Siyasal bir topluluğun teşkilatlanmasında en çok başvurulan yollardan biri doğrudan doğruya demokrasi çeşidi olmuştur. Antropologlar, demokrasinin birçok ilkel topluluk tarafından uygulandığını ortaya koymuşlar ve bu sistemin tarih öncesi çağlardan beri kullanıldığını göstermişlerdir. Fakat, Batı siyasal geleneği açısından demokrasinin başlangıcı eski Yunan’daki şehir siteleridir. Sistemli bir siyaset teorisi kurmayı deneyen Eflatun ve Aristoteles demokrasiyi beş veya altı hükümet biçiminden biri olarak göstermişlerdir. Demokrasinin en iyi tanımını Aristotales Polikon’da yapmıştır. Fakat, bu demokrasi anlayışı, günümüz demokrasi anlayışından tamamıyla farklıdır. Eski Yunanda kanunları, yurttaşların hepsi bir araya gelerek yapıyorlardı. Çünkü, o dönemde devletler genellikle bir şehir ve yöresinden oluşacak derecede küçüktü. Yurttaş sayısı çoğu zaman (10.000)’i geçmiyordu. Bu sayı azlığı doğrudan doğruya demokrasiyi mümkün kılıyordu. Bu devletlerde yurttaş kitlesi ile ergin halk kitlesi eşit değildi.

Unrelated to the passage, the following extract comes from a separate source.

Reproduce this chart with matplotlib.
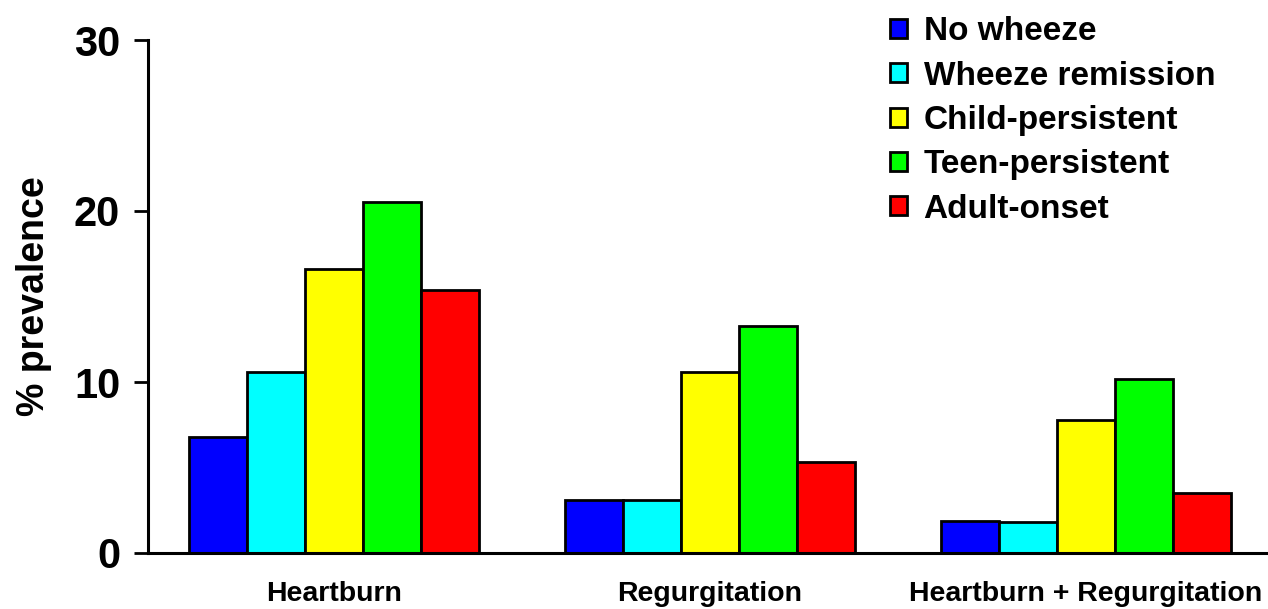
import numpy as np
from matplotlib import pyplot as plt

groups = ['Heartburn', 'Regurgitation', 'Heartburn + Regurgitation']
series = ['No wheeze', 'Wheeze remission', 'Child-persistent', 'Teen-persistent', 'Adult-onset']
colors = ['#0000FF', '#00FFFF', '#FFFF00', '#00FF00', '#FF0000']
values = [
    [6.8, 3.1, 1.9],    # No wheeze
    [10.6, 3.1, 1.8],   # Wheeze remission
    [16.6, 10.6, 7.8],  # Child-persistent
    [20.5, 13.3, 10.2], # Teen-persistent
    [15.4, 5.3, 3.5],   # Adult-onset
]
yticks = [0, 10, 20, 30]

plt.rcParams['font.family'] = 'Liberation Sans'
plt.rcParams['font.weight'] = 'bold'

fig = plt.figure(figsize=(12.68, 6.09), dpi=100)
ax = fig.add_axes([148/1268, 56/609, 1 - 148/1268, 513/609])

x = np.arange(len(groups))
width = 0.154
handles = []
for i, (name, vals) in enumerate(zip(series, values)):
    b = ax.bar(x + (i - 2) * width, vals, width, color=colors[i],
               edgecolor='black', linewidth=2, label=name)
    handles.append(b)

ax.set_xlim(-0.495, 2.484)
ax.set_ylim(0, 30)
ax.set_yticks(yticks)
ax.set_yticklabels([str(t) for t in yticks], fontsize=30, fontweight='bold')
ax.set_xticks(x)
ax.set_xticklabels(groups, fontsize=20.5, fontweight='bold')
ax.tick_params(axis='x', length=0, pad=20)
ax.tick_params(axis='y', direction='out', length=10, width=2, pad=10)
ax.set_ylabel('% prevalence', fontsize=27, fontweight='bold', labelpad=16)

for s in ['top', 'right']:
    ax.spines[s].set_visible(False)
for s in ['left', 'bottom']:
    ax.spines[s].set_linewidth(2.2)

fig.legend(handles=handles, loc='upper left', bbox_to_anchor=(877/1268, 1 - 3/609),
           frameon=False, handlelength=0.5, handleheight=0.5,
           handletextpad=0.5, labelspacing=0.4, borderaxespad=0,
           prop={'weight': 'bold', 'size': 24})

fig.savefig('out.png', dpi=100)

Kadınların bu site devletlerinde oy kullanma hakkı yoktu. Bunun yanında yurttaşlık haklarından yoksun kalabalık bir köle sınıfı da vardı. Yunan demokrasisi köleliği kendi yapısına aykırı bulmuyordu. Eski Yunan demokrasisinde bütün yurttaşlar meclise katılmak ve oy vermek hakkına sahip idi. Bunun gibi yürütme ve yargı organlarında da görev alabilirlerdi. Görev dağılımı seçim yahut kura ile yapılırdı. Fakat, Yunan demokrasisi tarihin akışı içinde kısa bir dönem sürdü, çağdaş demokrasileri teori ve pratik yönünden çok az etkiledi.